Written problem —
Start at the top of the records and, please, print each line exactly through the line that contains "ctx.setLineDash([]);", leaving out all pictures.

Dataset records —
--- --- ---

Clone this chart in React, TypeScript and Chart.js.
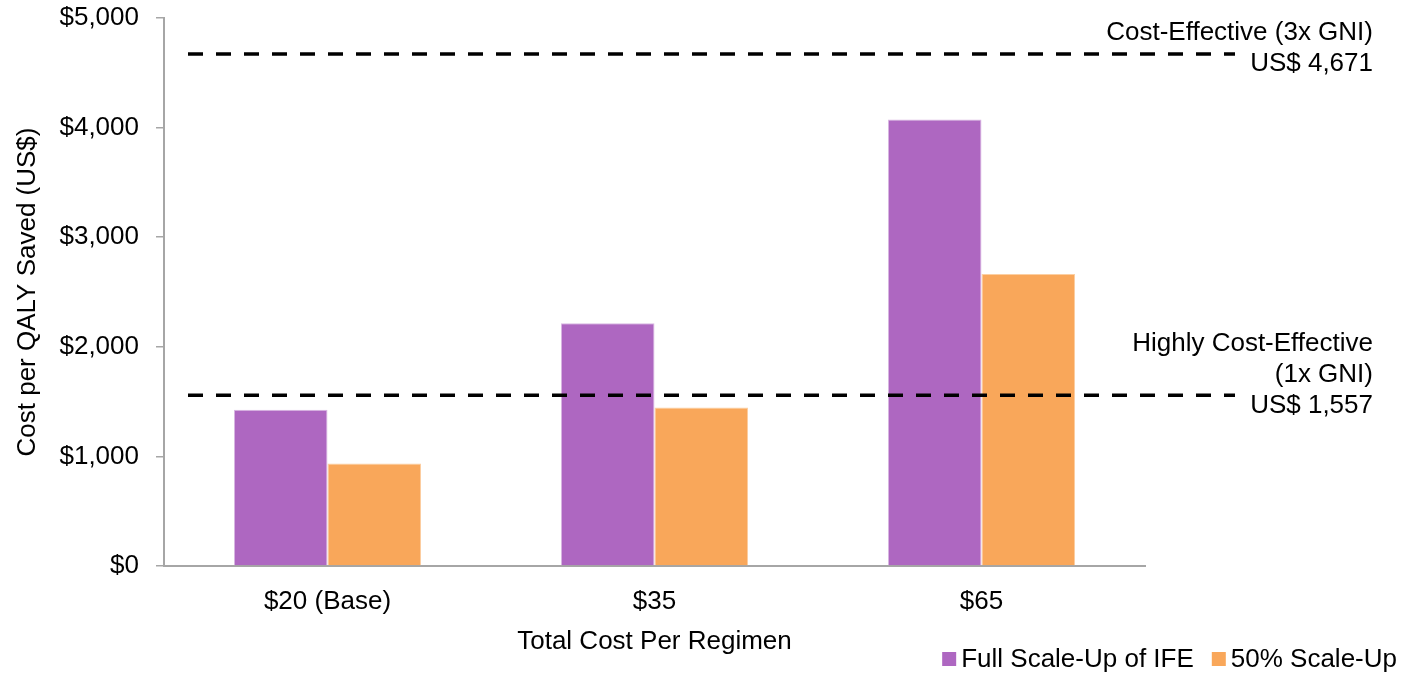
import { useEffect, useRef } from "react";
import { Chart, registerables } from "chart.js";

Chart.register(...registerables);

// Cost per QALY saved by regimen cost, for two scale-up scenarios
const categories = ["$20 (Base)", "$35", "$65"];
const seriesNames = ["Full Scale-Up of IFE", "50% Scale-Up"];
const fullScaleUp = [1425, 2215, 4075];
const halfScaleUp = [935, 1447, 2665];

// Willingness-to-pay thresholds (GNI multiples)
const thresholdValues = [4671, 1557];
const thresholdLabels = [
  ["Cost-Effective (3x GNI)", "US$ 4,671"],
  ["Highly Cost-Effective", "(1x GNI)", "US$ 1,557"],
];

const yMin = 0;
const yMax = 5000;
const yStep = 1000;

const FONT_FAMILY = '"Liberation Sans", Arial, Helvetica, sans-serif';
const FONT_SIZE = 26;
const AXIS_GRAY = "#A6A6A6";
const PURPLE = "#AE67C1";
const ORANGE = "#F9A75A";

const formatDollars = (v: number) => "$" + Number(v).toLocaleString("en-US");

// Dashed threshold lines with right-aligned stacked captions
const thresholdPlugin = {
  id: "thresholdLines",
  afterDatasetsDraw(chart: any) {
    const { ctx, chartArea, scales } = chart;
    const yScale = scales.y;
    ctx.save();
    thresholdValues.forEach((value, i) => {
      const y = yScale.getPixelForValue(value);
      ctx.beginPath();
      ctx.setLineDash([15, 13]);
      ctx.lineWidth = 3.5;
      ctx.strokeStyle = "#000";
      ctx.moveTo(chartArea.left + 24, y);
      ctx.lineTo(chartArea.right + 90, y);
      ctx.stroke();
      ctx.setLineDash([]);

      const lines = thresholdLabels[i];
      ctx.font = `${FONT_SIZE}px ${FONT_FAMILY}`;
      ctx.fillStyle = "#000";
      ctx.textAlign = "right";
      ctx.textBaseline = "middle";
      const xText = chartArea.right + 228;
      const lastY = y + 10;
      lines.forEach((line, j) => {
        const offset = (lines.length - 1 - j) * 31;
        ctx.fillText(line, xText, lastY - offset);
      });
    });
    ctx.restore();
  },
};

// Legend drawn in the bottom-right corner from the dataset labels/colours
const cornerLegendPlugin = {
  id: "cornerLegend",
  afterDraw(chart: any) {
    const { ctx } = chart;
    const datasets = chart.data.datasets;
    const box = 14;
    const boxGap = 5;
    const itemGap = 18;
    const rightEdge = 1397;
    const centerY = 659;
    ctx.save();
    ctx.font = `${FONT_SIZE}px ${FONT_FAMILY}`;
    ctx.textBaseline = "middle";
    ctx.textAlign = "left";
    const widths = datasets.map((d: any) => ctx.measureText(d.label).width);
    let total = 0;
    widths.forEach((w: number, i: number) => {
      total += box + boxGap + w + (i > 0 ? itemGap : 0);
    });
    let x = rightEdge - total;
    datasets.forEach((d: any, i: number) => {
      if (i > 0) x += itemGap;
      ctx.fillStyle = d.backgroundColor;
      ctx.fillRect(x, centerY - box / 2, box, box);
      x += box + boxGap;
      ctx.fillStyle = "#000";
      ctx.fillText(d.label, x, centerY + 1);
      x += widths[i];
    });
    ctx.restore();
  },
};

export default function App() {
  const canvasRef = useRef<HTMLCanvasElement | null>(null);

  useEffect(() => {
    if (!canvasRef.current) return;
    const font = { family: FONT_FAMILY, size: FONT_SIZE };
    const chart = new Chart(canvasRef.current, {
      type: "bar",
      data: {
        labels: categories,
        datasets: [
          {
            label: seriesNames[0],
            data: fullScaleUp,
            backgroundColor: PURPLE,
            borderColor: "#D9B8E2",
            borderWidth: 1,
            categoryPercentage: 0.572,
            barPercentage: 1.0,
          },
          {
            label: seriesNames[1],
            data: halfScaleUp,
            backgroundColor: ORANGE,
            borderColor: "#FCCFA2",
            borderWidth: 1,
            categoryPercentage: 0.572,
            barPercentage: 1.0,
          },
        ],
      },
      options: {
        animation: false,
        responsive: false,
        devicePixelRatio: 1,
        layout: { padding: { top: 18, right: 268, bottom: 0, left: 0 } },
        plugins: {
          legend: { display: false },
          tooltip: { enabled: false },
        },
        scales: {
          x: {
            type: "category",
            grid: { display: false },
            border: { display: true, color: AXIS_GRAY, width: 2 },
            ticks: { font, color: "#000", padding: 12, maxRotation: 0 },
            title: {
              display: true,
              text: "Total Cost Per Regimen",
              font,
              color: "#000",
              padding: { top: 0, bottom: 20 },
            },
            afterFit: (scale: any) => {
              scale.height = 111;
              scale.paddingLeft = 0;
              scale.paddingRight = 0;
            },
          },
          y: {
            min: yMin,
            max: yMax,
            grid: {
              display: true,
              drawOnChartArea: false,
              drawTicks: true,
              tickLength: 8,
              color: AXIS_GRAY,
              lineWidth: 1.5,
            },
            border: { display: true, color: AXIS_GRAY, width: 2 },
            ticks: {
              stepSize: yStep,
              font,
              color: "#000",
              padding: 17,
              callback: (v: any) => formatDollars(v),
            },
            title: {
              display: true,
              text: "Cost per QALY Saved (US$)",
              font,
              color: "#000",
              padding: { top: 12, bottom: 0 },
            },
            afterFit: (scale: any) => {
              scale.width = 164;
              scale.paddingTop = 0;
              scale.paddingBottom = 0;
            },
          },
        },
      },
      plugins: [thresholdPlugin, cornerLegendPlugin],
    } as any);
    return () => chart.destroy();
  }, []);

  return (
    <div
      style={{
        position: "absolute",
        left: 0,
        top: 0,
        width: 1413,
        height: 677,
        background: "#fff",
      }}
    >
      <canvas ref={canvasRef} width={1413} height={677} />
    </div>
  );
}
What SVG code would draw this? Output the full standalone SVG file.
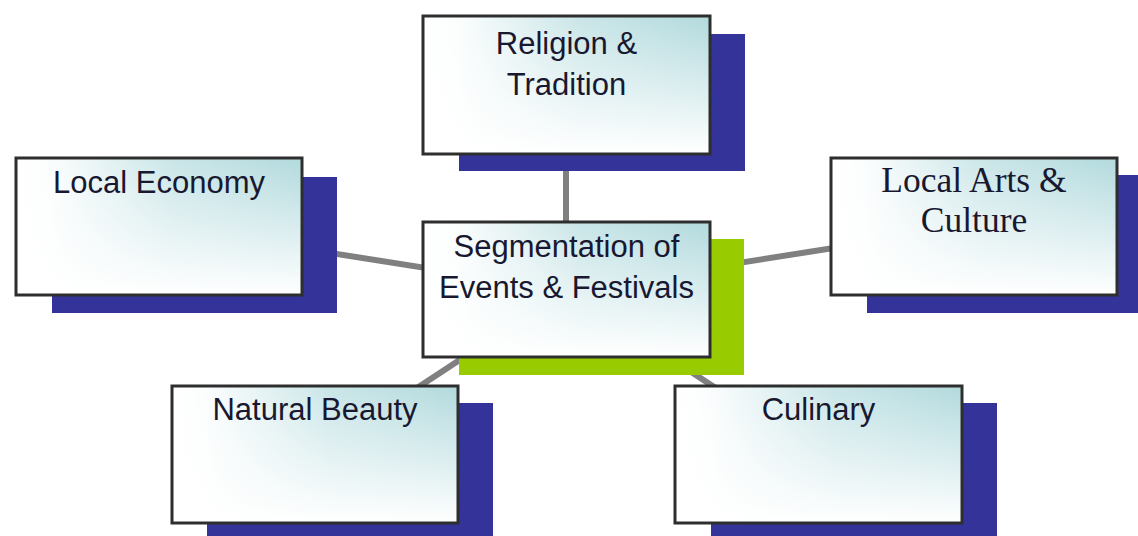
<svg xmlns="http://www.w3.org/2000/svg" width="1138" height="536" viewBox="0 0 1138 536">
<defs>
<linearGradient id="vFill" x1="0" y1="0" x2="0" y2="1">
<stop offset="0" stop-color="#b2dadd"/>
<stop offset="0.5" stop-color="#d8ecee"/>
<stop offset="1" stop-color="#ffffff"/>
</linearGradient>
<linearGradient id="hFill" x1="0" y1="0" x2="1" y2="0">
<stop offset="0" stop-color="#ffffff" stop-opacity="1"/>
<stop offset="0.12" stop-color="#ffffff" stop-opacity="0.95"/>
<stop offset="0.55" stop-color="#ffffff" stop-opacity="0.3"/>
<stop offset="1" stop-color="#ffffff" stop-opacity="0"/>
</linearGradient>
<style>
.shadow{fill:#343399}
.shadowGreen{fill:#99cc00}
.boxV{fill:url(#vFill)}
.box{fill:url(#hFill);stroke:#2e2e2e;stroke-width:3}
.conn{stroke:#808080;stroke-width:6;fill:none}
.sans{font-family:"Liberation Sans",Arial,sans-serif;font-size:31px;fill:#181830;text-anchor:middle}
.serif{font-family:"Liberation Serif","Times New Roman",serif;font-size:35.5px;fill:#181830;text-anchor:middle}
</style>
</defs>
<rect width="1138" height="536" fill="#ffffff"/>
<g id="connectors">
<line class="conn" x1="566" y1="290" x2="566" y2="86"/>
<line class="conn" x1="566" y1="290" x2="159" y2="226"/>
<line class="conn" x1="566" y1="290" x2="974" y2="226"/>
<line class="conn" x1="566" y1="290" x2="315" y2="455"/>
<line class="conn" x1="566" y1="290" x2="818" y2="455"/>
</g>
<g id="religion">
<rect class="shadow" x="459" y="34" width="286" height="137"/>
<rect class="boxV" x="423" y="16" width="287" height="138"/>
<rect class="box" x="423" y="16" width="287" height="138"/>
<text class="sans" x="566.5" y="54">Religion &amp;</text>
<text class="sans" x="566.5" y="95">Tradition</text>
</g>
<g id="local-economy">
<rect class="shadow" x="52" y="177" width="285" height="136"/>
<rect class="boxV" x="16" y="158" width="286" height="137"/>
<rect class="box" x="16" y="158" width="286" height="137"/>
<text class="sans" x="159" y="193">Local Economy</text>
</g>
<g id="local-arts">
<rect class="shadow" x="867" y="175" width="271" height="138"/>
<rect class="boxV" x="831" y="158" width="286" height="137"/>
<rect class="box" x="831" y="158" width="286" height="137"/>
<text class="serif" x="974" y="192">Local Arts &amp;</text>
<text class="serif" x="974" y="232">Culture</text>
</g>
<g id="natural-beauty">
<rect class="shadow" x="207" y="403" width="286" height="133"/>
<rect class="boxV" x="172" y="386" width="286" height="137"/>
<rect class="box" x="172" y="386" width="286" height="137"/>
<text class="sans" x="315" y="420">Natural Beauty</text>
</g>
<g id="culinary">
<rect class="shadow" x="711" y="403" width="286" height="133"/>
<rect class="boxV" x="675" y="386" width="287" height="137"/>
<rect class="box" x="675" y="386" width="287" height="137"/>
<text class="sans" x="818.5" y="420">Culinary</text>
</g>
<g id="segmentation">
<rect class="shadowGreen" x="459" y="239" width="285" height="136"/>
<rect class="boxV" x="423" y="222" width="287" height="135"/>
<rect class="box" x="423" y="222" width="287" height="135"/>
<text class="sans" x="566.5" y="257">Segmentation of</text>
<text class="sans" x="566.5" y="298">Events &amp; Festivals</text>
</g>
</svg>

--- --- ---

Written solution —
Clone this chart in React, TypeScript and Chart.js.
import { useEffect, useRef } from "react";
import { Chart, registerables } from "chart.js";

Chart.register(...registerables);

// Cost per QALY saved by regimen cost, for two scale-up scenarios
const categories = ["$20 (Base)", "$35", "$65"];
const seriesNames = ["Full Scale-Up of IFE", "50% Scale-Up"];
const fullScaleUp = [1425, 2215, 4075];
const halfScaleUp = [935, 1447, 2665];

// Willingness-to-pay thresholds (GNI multiples)
const thresholdValues = [4671, 1557];
const thresholdLabels = [
  ["Cost-Effective (3x GNI)", "US$ 4,671"],
  ["Highly Cost-Effective", "(1x GNI)", "US$ 1,557"],
];

const yMin = 0;
const yMax = 5000;
const yStep = 1000;

const FONT_FAMILY = '"Liberation Sans", Arial, Helvetica, sans-serif';
const FONT_SIZE = 26;
const AXIS_GRAY = "#A6A6A6";
const PURPLE = "#AE67C1";
const ORANGE = "#F9A75A";

const formatDollars = (v: number) => "$" + Number(v).toLocaleString("en-US");

// Dashed threshold lines with right-aligned stacked captions
const thresholdPlugin = {
  id: "thresholdLines",
  afterDatasetsDraw(chart: any) {
    const { ctx, chartArea, scales } = chart;
    const yScale = scales.y;
    ctx.save();
    thresholdValues.forEach((value, i) => {
      const y = yScale.getPixelForValue(value);
      ctx.beginPath();
      ctx.setLineDash([15, 13]);
      ctx.lineWidth = 3.5;
      ctx.strokeStyle = "#000";
      ctx.moveTo(chartArea.left + 24, y);
      ctx.lineTo(chartArea.right + 90, y);
      ctx.stroke();
      ctx.setLineDash([]);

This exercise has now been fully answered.